◆ DATA SECTION
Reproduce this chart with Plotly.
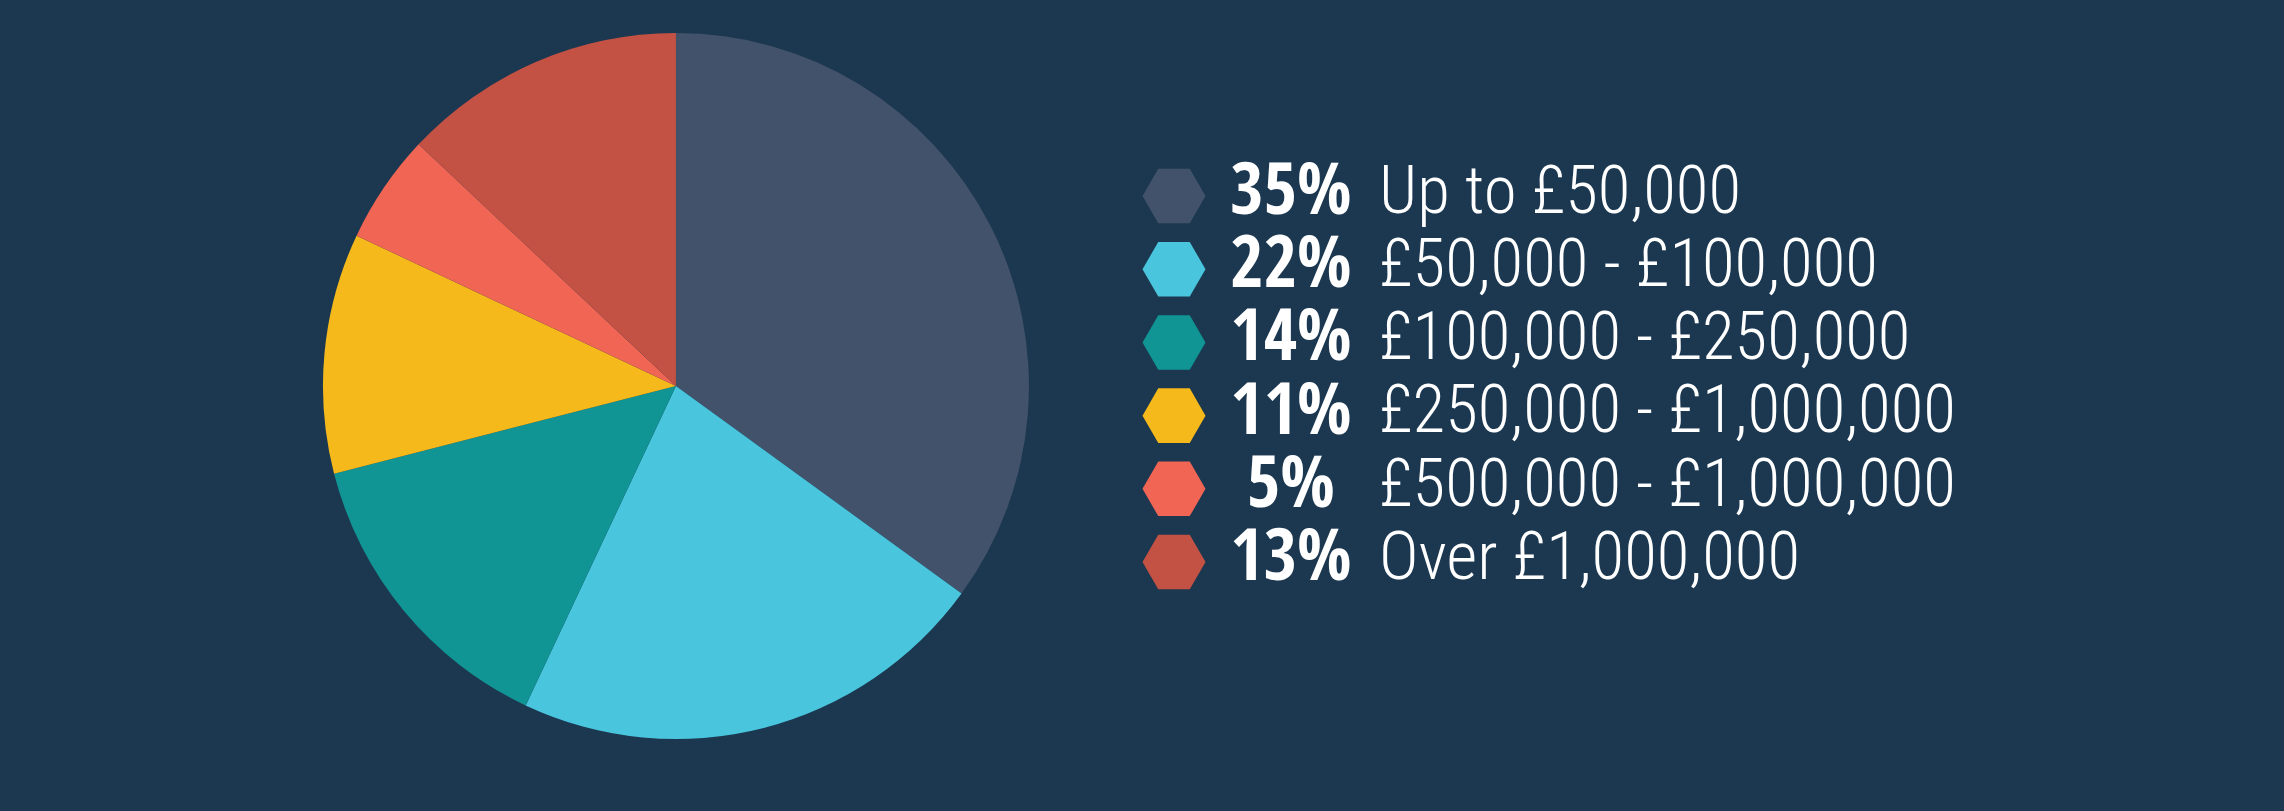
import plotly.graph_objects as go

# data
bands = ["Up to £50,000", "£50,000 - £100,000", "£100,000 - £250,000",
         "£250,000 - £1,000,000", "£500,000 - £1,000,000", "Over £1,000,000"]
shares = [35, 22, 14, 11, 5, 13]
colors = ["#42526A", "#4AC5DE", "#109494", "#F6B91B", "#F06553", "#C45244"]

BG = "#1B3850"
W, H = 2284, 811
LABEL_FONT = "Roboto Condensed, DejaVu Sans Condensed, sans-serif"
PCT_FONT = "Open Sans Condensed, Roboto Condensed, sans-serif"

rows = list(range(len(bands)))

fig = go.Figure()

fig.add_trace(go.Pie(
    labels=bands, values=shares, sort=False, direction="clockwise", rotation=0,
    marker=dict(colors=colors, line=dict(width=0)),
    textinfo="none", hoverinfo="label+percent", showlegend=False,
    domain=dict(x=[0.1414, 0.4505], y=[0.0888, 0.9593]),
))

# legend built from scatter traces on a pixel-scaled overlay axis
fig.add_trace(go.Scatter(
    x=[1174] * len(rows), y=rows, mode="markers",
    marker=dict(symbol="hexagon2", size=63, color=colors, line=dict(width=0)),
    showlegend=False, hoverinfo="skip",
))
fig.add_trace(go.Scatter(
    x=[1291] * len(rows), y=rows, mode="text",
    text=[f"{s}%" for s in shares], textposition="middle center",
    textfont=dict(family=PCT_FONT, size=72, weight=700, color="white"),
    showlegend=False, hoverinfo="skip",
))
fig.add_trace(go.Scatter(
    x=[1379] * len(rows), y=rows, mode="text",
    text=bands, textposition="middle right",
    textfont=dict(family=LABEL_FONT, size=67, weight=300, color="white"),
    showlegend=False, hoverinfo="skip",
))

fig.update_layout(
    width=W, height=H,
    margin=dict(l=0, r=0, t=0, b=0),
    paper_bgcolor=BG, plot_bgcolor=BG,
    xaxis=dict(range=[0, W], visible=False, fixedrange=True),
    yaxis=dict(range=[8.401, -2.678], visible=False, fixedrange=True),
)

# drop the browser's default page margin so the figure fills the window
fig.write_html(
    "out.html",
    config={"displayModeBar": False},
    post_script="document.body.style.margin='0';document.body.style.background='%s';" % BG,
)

◆ PROBLEM DESCRIPTION
Repeat only what lies between the start of the data and the end of the line containing "fig = go.Figure()", exactly, with pictures left out.

◆ RESULT FOR THIS EXERCISE
Reproduce this chart with Plotly.
import plotly.graph_objects as go

# data
bands = ["Up to £50,000", "£50,000 - £100,000", "£100,000 - £250,000",
         "£250,000 - £1,000,000", "£500,000 - £1,000,000", "Over £1,000,000"]
shares = [35, 22, 14, 11, 5, 13]
colors = ["#42526A", "#4AC5DE", "#109494", "#F6B91B", "#F06553", "#C45244"]

BG = "#1B3850"
W, H = 2284, 811
LABEL_FONT = "Roboto Condensed, DejaVu Sans Condensed, sans-serif"
PCT_FONT = "Open Sans Condensed, Roboto Condensed, sans-serif"

rows = list(range(len(bands)))

fig = go.Figure()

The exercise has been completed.